On connaît la boutade: la théorie monétaire moderne (en anglais MMT pour Modern Monetary Theory) n’est ni moderne ni monétaire et encore moins une théorie.
Qu’est-ce donc finalement que la MMT? Vu que le parallèle entre l’expérience américaine en cours et la MMT est établi, on est en droit de se poser la question. Une chose est certaine: la MMT commence par un quasi free lunch, elle se termine par de l’inflation puis des hausses de taxes quand la reflation a dépassé l’objectif de retour au plein emploi. Il va sans dire que pour les investisseurs, le couple rendement/risque des actifs est plus attrayant dans la première phase, nettement moins dans la seconde. Le marché est actuellement calé sur la phase 1. Faut-il alors craindre une bascule plus rapide que prévu vers la phase 2?
Le plan de relance de l’administration Biden, d’un montant de 1900 milliards de dollars, a fortement contribué à faire remonter les primes d’inflation. Au cœur même de l’univers démocrate, la dissonance de Larry Summers, ancien ministre des Finances de Bill Clinton et professeur à Harvard, quant au risque inflationniste de ce plan, rappelle à quel point l’expérimentation en cours est inédite, au regard de l’ampleur des sommes en jeu, et contient une part d’inconnu.
De possibles tensions sur l’inflation
L’administration Biden cherche à mettre à profit son capital politique pour faire passer à marche forcée d’autres grands plans. Celui sur les infrastructures affiche encore des contours et une probabilité d’être acté mal définis. Ces derniers jours, ces deux paramètres ont été revus à la hausse. La cible serait désormais de 3000 milliards de dollars concernant les infrastructures sur un horizon de 10 ans. Certains articles font état de divisions surmontables au sein des démocrates, tandis qu’une poignée de républicains pourrait également se laisser tenter par un compromis. Les grandes manœuvres sont en cours pour forcer le destin de ce projet qui était encore il y a peu hypothétique. Le montant total des plans de relance mis en place par Biden pourrait donc avoisiner 25% du PIB américain sur plusieurs années, du jamais vu!
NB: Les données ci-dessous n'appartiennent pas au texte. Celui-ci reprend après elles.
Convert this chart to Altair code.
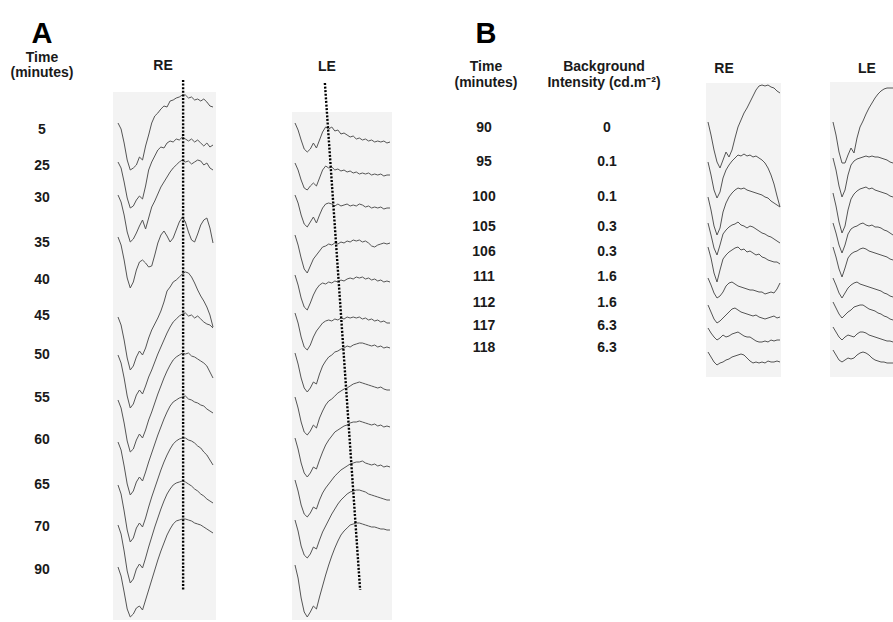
import altair as alt
import pandas as pd

W, H = 893, 622
TRACE_COLOR = "#555555"
PANEL_FILL = "#f3f3f3"
FONT = "Liberation Sans"

# Sample interval of the digitised sweeps (ms)
DT = 8

# ---- ERG sweeps: amplitude relative to sweep onset (positive = up) ----
A_RE = {
    "5":  [0, -6, -20, -37, -47, -45, -42, -34, -37, -23, -12, 0, 7, 10, 14, 17, 16, 22, 23, 25, 26, 28, 28, 25, 26, 23, 24, 22, 24, 21, 17, 16],
    "25": [0, -6, -20, -36, -46, -44, -38, -34, -37, -24, -8, 0, 6, 12, 15, 14, 19, 21, 20, 23, 22, 25, 23, 21, 23, 20, 22, 19, 16, 19, 15, 17],
    "30": [0, -7, -20, -37, -47, -44, -38, -31, -25, -34, -23, -12, -6, 1, 8, 13, 18, 23, 27, 30, 33, 35, 33, 34, 31, 33, 35, 34, 30, 32, 27, 25],
    "35": [0, -8, -23, -41, -51, -45, -33, -25, -23, -26, -30, -29, -18, -6, 2, 6, 1, -5, -1, 7, 15, 20, 15, 5, -3, -5, 3, 12, 17, 19, 9, -6],
    "45": [0, -8, -23, -41, -53, -49, -40, -34, -38, -31, -21, -13, -7, -1, 6, 15, 26, 30, 35, 37, 40, 43, 45, 44, 40, 34, 27, 21, 16, 10, 2, -10],
    "50": [0, -8, -23, -41, -53, -49, -40, -35, -39, -31, -22, -15, -7, 1, 8, 15, 22, 28, 33, 36, 39, 41, 42, 39, 40, 37, 39, 36, 33, 31, 30, 27],
    "55": [0, -8, -23, -41, -52, -49, -40, -34, -38, -30, -20, -12, -3, 6, 14, 22, 29, 35, 40, 43, 45, 47, 46, 47, 44, 43, 41, 39, 37, 34, 28, 22],
    "60": [0, -8, -24, -42, -53, -49, -40, -35, -39, -30, -20, -11, -2, 7, 15, 23, 30, 36, 40, 42, 44, 45, 46, 43, 42, 40, 39, 37, 36, 33, 31, 29],
    "65": [0, -9, -26, -45, -57, -53, -43, -38, -42, -33, -22, -12, -3, 6, 15, 23, 30, 36, 41, 44, 46, 47, 47, 45, 44, 42, 39, 37, 33, 30, 25, 20],
    "70": [0, -9, -26, -46, -58, -54, -44, -39, -43, -33, -22, -12, -2, 7, 16, 24, 31, 36, 40, 42, 43, 44, 43, 41, 39, 36, 34, 31, 29, 26, 24, 22],
    "90": [0, -9, -25, -42, -50, -47, -41, -39, -43, -33, -23, -13, -3, 7, 16, 24, 32, 38, 43, 46, 47, 48, 48, 47, 46, 44, 43, 42, 40, 38, 36, 34],
}

A_LE = {
    "5":  [0, -7, -17, -26, -29, -26, -20, -25, -17, -9, -4, -6, -4, -8, -7, -11, -10, -12, -14, -13, -16, -15, -17, -16, -18, -17, -19, -18, -19, -18, -20, -19],
    "25": [0, -7, -17, -25, -27, -23, -20, -23, -15, -7, -3, -5, -4, -7, -6, -8, -7, -9, -8, -10, -9, -11, -10, -11, -10, -12, -11, -12, -11, -13, -12, -12],
    "30": [0, -8, -20, -29, -32, -27, -22, -28, -20, -13, -9, -8, -9, -11, -9, -11, -10, -9, -11, -10, -11, -9, -10, -12, -11, -13, -12, -13, -12, -14, -13, -13],
    "35": [0, -10, -23, -34, -38, -31, -24, -20, -16, -12, -11, -9, -10, -8, -9, -7, -8, -6, -7, -5, -6, -5, -7, -6, -8, -11, -12, -10, -9, -8, -9, -8],
    "40": [0, -10, -23, -32, -35, -28, -20, -14, -10, -8, -9, -7, -8, -6, -7, -5, -6, -4, -3, -4, -2, -3, -2, -4, -3, -5, -4, -6, -5, -7, -6, -7],
    "45": [0, -10, -24, -34, -37, -32, -24, -18, -14, -10, -8, -7, -8, -6, -7, -5, -6, -4, -5, -4, -5, -4, -6, -5, -7, -6, -8, -7, -9, -8, -10, -10],
    "50": [0, -11, -25, -35, -39, -35, -29, -31, -21, -13, -8, -4, -2, 1, 2, 4, 5, 7, 6, 8, 9, 10, 10, 9, 8, 7, 8, 6, 7, 5, 6, 5],
    "55": [0, -11, -25, -35, -38, -34, -28, -31, -21, -14, -8, -4, -2, 1, 4, 6, 8, 9, 11, 13, 14, 15, 14, 13, 12, 11, 10, 9, 10, 8, 7, 7],
    "60": [0, -11, -25, -35, -39, -35, -29, -31, -22, -14, -7, -2, 2, 6, 8, 10, 12, 13, 15, 16, 16, 17, 16, 15, 14, 13, 14, 12, 13, 11, 12, 11],
    "65": [0, -11, -25, -34, -37, -33, -27, -29, -20, -13, -8, -4, 0, 4, 7, 10, 12, 14, 16, 17, 18, 18, 19, 17, 16, 15, 16, 14, 15, 13, 14, 13],
    "70": [0, -11, -26, -35, -38, -34, -27, -29, -20, -12, -6, 0, 6, 11, 16, 20, 23, 26, 28, 29, 30, 30, 29, 28, 26, 25, 24, 23, 22, 21, 20, 20],
    "90": [0, -13, -33, -47, -52, -47, -41, -44, -32, -21, -10, 0, 9, 17, 24, 30, 34, 37, 40, 41, 42, 42, 41, 40, 39, 38, 38, 37, 36, 36, 35, 35],
}

B_RE = {
    "90":  [0, -13, -28, -40, -46, -38, -30, -35, -28, -16, -5, 2, 9, 14, 20, 26, 32, 36, 37, 36, 37, 35, 34, 31, 29],
    "95":  [0, -13, -28, -36, -30, -16, -8, -3, 1, 4, 7, 6, 8, 6, 7, 5, 6, 4, 2, -1, -6, -13, -22, -34, -45],
    "100": [0, -13, -29, -38, -31, -15, -6, 0, 4, 7, 9, 8, 9, 7, 6, 5, 4, 3, 2, 0, -1, -4, -6, -8, -10],
    "105": [0, -12, -25, -32, -22, -11, -7, -4, -2, -1, 1, -2, -3, -5, -3, -4, -6, -8, -10, -11, -13, -14, -16, -18, -20],
    "106": [0, -11, -26, -35, -23, -12, -8, -5, -3, -1, 0, -3, -2, -5, -4, -6, -8, -7, -10, -11, -13, -14, -15, -15, -17],
    "111": [0, -7, -15, -20, -18, -14, -8, -5, -4, -6, -8, -9, -10, -11, -12, -12, -13, -14, -14, -16, -15, -14, -15, -11, -5],
    "112": [0, -7, -14, -18, -16, -13, -10, -7, -4, -3, -5, -7, -8, -9, -10, -11, -10, -12, -13, -14, -13, -12, -11, -13, -12],
    "117": [0, -5, -9, -12, -10, -7, -9, -8, -6, -5, -4, -6, -8, -9, -9, -11, -13, -14, -14, -13, -14, -12, -13, -12, -12],
    "118": [0, -5, -10, -13, -11, -10, -8, -7, -5, -4, -3, -2, -3, -6, -9, -11, -10, -11, -10, -11, -9, -10, -10, -9, -10],
}

B_LE = {
    "90":  [0, -13, -30, -41, -41, -33, -26, -31, -16, -5, 1, 8, 14, 19, 24, 28, 31, 33, 34, 34, 34],
    "95":  [0, -12, -28, -39, -32, -17, -7, -3, -1, 0, 1, 2, 1, 2, 1, 1, 0, -1, -2, -4, -5],
    "100": [0, -13, -29, -40, -33, -17, -6, -1, 2, 4, 5, 6, 4, 5, 3, 2, 1, 0, -1, -3, -4],
    "105": [0, -10, -22, -30, -22, -11, -6, -4, -3, -1, 0, -2, -3, -2, -4, -4, -5, -7, -8, -10, -12],
    "106": [0, -10, -22, -30, -21, -11, -7, -5, -4, -2, -1, -2, -4, -5, -6, -7, -8, -9, -10, -12, -13],
    "111": [0, -7, -15, -20, -15, -10, -7, -5, -4, -6, -7, -8, -9, -10, -11, -12, -13, -15, -16, -18, -19],
    "112": [0, -6, -12, -16, -13, -10, -8, -5, -4, -3, -3, -5, -7, -8, -9, -11, -12, -14, -15, -17, -18],
    "117": [0, -5, -10, -13, -10, -8, -9, -10, -7, -5, -5, -6, -8, -9, -10, -11, -12, -13, -14, -14, -15],
    "118": [0, -5, -10, -12, -10, -8, -9, -8, -5, -3, -2, -3, -5, -8, -10, -11, -12, -12, -13, -13, -13],
}

# Row labels
A_TIMES = ["5", "25", "30", "35", "40", "45", "50", "55", "60", "65", "70", "90"]
B_TIMES = ["90", "95", "100", "105", "106", "111", "112", "117", "118"]
B_INTENSITY = ["0", "0.1", "0.1", "0.3", "0.3", "1.6", "1.6", "6.3", "6.3"]

# b-wave peak latency guides (ms): start and end of each dotted line
RE_PEAK_MS = (170, 170)
LE_PEAK_MS = (78, 170)

# ---------------- layout (pixels) ----------------
A_RE_ROWS = [123, 162, 195, 237, 317, 355, 400, 442, 485, 525, 567]
A_LE_ROWS = [123, 163, 195, 235, 275, 313, 353, 397, 438, 480, 520, 565]
B_RE_ROWS = [122, 162, 197, 223, 247, 278, 305, 328, 352]
B_LE_ROWS = [122, 158, 193, 223, 247, 278, 302, 327, 350]

A_LABEL_Y = [130, 166, 198, 243, 280, 316, 355, 398, 440, 485, 527, 570]
B_LABEL_Y = [128, 162, 197, 227, 252, 277, 303, 326, 348]

PANEL_BOXES = pd.DataFrame({
    "x0": [113, 292, 706, 830], "x1": [216, 392, 781, 893],
    "y0": [92, 112, 83, 82], "y1": [620, 620, 377, 377],
})

PX_X = alt.Scale(domain=[0, W], range=[0, W], nice=False, zero=False)
PX_Y = alt.Scale(domain=[0, H], range=[0, H], nice=False, zero=False)
AMP_Y = alt.Scale(domain=[-H, 0], range=[H, 0], nice=False, zero=False)


def sweeps_frame(name, sweeps, rows):
    recs = []
    for (label, amps), row in zip(sweeps.items(), rows):
        for i, a in enumerate(amps):
            recs.append({"sweep": f"{name} {label}", "t": i * DT, "y": a - row})
    return pd.DataFrame(recs)


def time_scale(sweeps, x_range):
    n = len(next(iter(sweeps.values())))
    return alt.Scale(domain=[0, (n - 1) * DT], range=list(x_range), nice=False, zero=False)


def sweep_layer(name, sweeps, rows, x_range):
    return alt.Chart(sweeps_frame(name, sweeps, rows)).mark_line(
        color=TRACE_COLOR, strokeWidth=1.0, strokeJoin="round"
    ).encode(
        x=alt.X("t:Q", scale=time_scale(sweeps, x_range), axis=None),
        y=alt.Y("y:Q", scale=AMP_Y, axis=None),
        detail="sweep:N",
    )


def guide_layer(sweeps, x_range, t_pair, y_top, y_bot):
    df = pd.DataFrame({"t0": [t_pair[0]], "t1": [t_pair[1]], "y0": [-y_top], "y1": [-y_bot]})
    return alt.Chart(df).mark_rule(
        color="black", strokeWidth=2.4, strokeDash=[2, 1.6], strokeCap="butt"
    ).encode(
        x=alt.X("t0:Q", scale=time_scale(sweeps, x_range), axis=None),
        x2="t1:Q",
        y=alt.Y("y0:Q", scale=AMP_Y, axis=None),
        y2="y1:Q",
    )


def text_layer(rows, size, baseline, color="#1a1a1a"):
    df = pd.DataFrame(rows, columns=["label", "x", "y"])
    return alt.Chart(df).mark_text(
        font=FONT, fontSize=size, fontWeight="bold", align="center",
        baseline=baseline, color=color
    ).encode(
        x=alt.X("x:Q", scale=PX_X, axis=None),
        y=alt.Y("y:Q", scale=PX_Y, axis=None),
        text="label:N",
    )


boxes = alt.Chart(PANEL_BOXES).mark_rect(color=PANEL_FILL).encode(
    x=alt.X("x0:Q", scale=PX_X, axis=None), x2="x1:Q",
    y=alt.Y("y0:Q", scale=PX_Y, axis=None), y2="y1:Q",
)

A_RE_X = (118, 213)
A_LE_X = (295, 390)
B_RE_X = (708, 780)
B_LE_X = (833, 893)

sweeps = [
    sweep_layer("A RE", A_RE, A_RE_ROWS, A_RE_X),
    sweep_layer("A LE", A_LE, A_LE_ROWS, A_LE_X),
    sweep_layer("B RE", B_RE, B_RE_ROWS, B_RE_X),
    sweep_layer("B LE", B_LE, B_LE_ROWS, B_LE_X),
]

guides = [
    guide_layer(A_RE, A_RE_X, RE_PEAK_MS, 80, 590),
    guide_layer(A_LE, A_LE_X, LE_PEAK_MS, 83, 590),
]

panel_letters = text_layer([("A", 42, 43), ("B", 486, 43)], 29, "alphabetic", "black")

headers = text_layer([
    ("Time", 42, 62), ("(minutes)", 42, 77),
    ("RE", 163, 70), ("LE", 327, 71),
    ("Time", 486, 71), ("(minutes)", 486, 87),
    ("Background", 604, 71), ("Intensity (cd.m\u207b\u00b2)", 604, 87),
    ("RE", 724, 73), ("LE", 867, 73),
], 14, "alphabetic")

row_labels = text_layer(
    [(t, 42, y) for t, y in zip(A_TIMES, A_LABEL_Y)]
    + [(t, 484, y) for t, y in zip(B_TIMES, B_LABEL_Y)]
    + [(v, 607, y) for v, y in zip(B_INTENSITY, B_LABEL_Y)],
    14, "middle",
)

chart = alt.layer(
    boxes, *sweeps, *guides, panel_letters, headers, row_labels
).resolve_scale(
    x="independent", y="independent"
).properties(
    width=W, height=H, padding=0, autosize=alt.AutoSizeParams(type="none"),
    background="white",
).configure_view(stroke=None)

chart.save("out.html", embed_options={"renderer": "svg", "actions": False})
À supposer que les investisseurs prennent acte des chances de passage de ce plan, tous les voyants seraient au vert pour que les anticipations d’inflation deviennent volatiles: poursuite d’un quantitative easing agressif, perspectives d’une relance extrêmement forte et durable aux États-Unis. À plus court terme, l’inflation pourrait être plus tendue. Tant au niveau quantitatif des enquêtes PMI que des déclarations de chefs d’entreprises, on retrouve dès aujourd’hui une inquiétude accrue sur les coûts de production. Un retour de la volatilité des anticipations d’inflation serait négatif car perçu comme la limite de l’exercice auquel se livre la Fed actuellement. Vu le rôle exceptionnel qu’a joué la Fed dans le rebond des marchés depuis un an, il est important qu’elle puisse sortir de cette politique monétaire extrêmement laxiste à son rythme, et non en accéléré sous la pression des derniers développements.
Un accès de volatilité n’est pas à exclure
À trop forcer la reflation, on court donc le risque de faire bouger les plaques tectoniques du cadrage macroéconomique du marché. Les investisseurs intègrent de plus en plus le scénario parfait et les indicateurs de positionnement sur les marchés d’actions sont désormais élevés, mettant en lumière une fragilité latente en cas de risque non anticipé. Dans un environnement qui demeure très clairement positif pour les actifs risqués, un accès de volatilité devient tout à fait possible.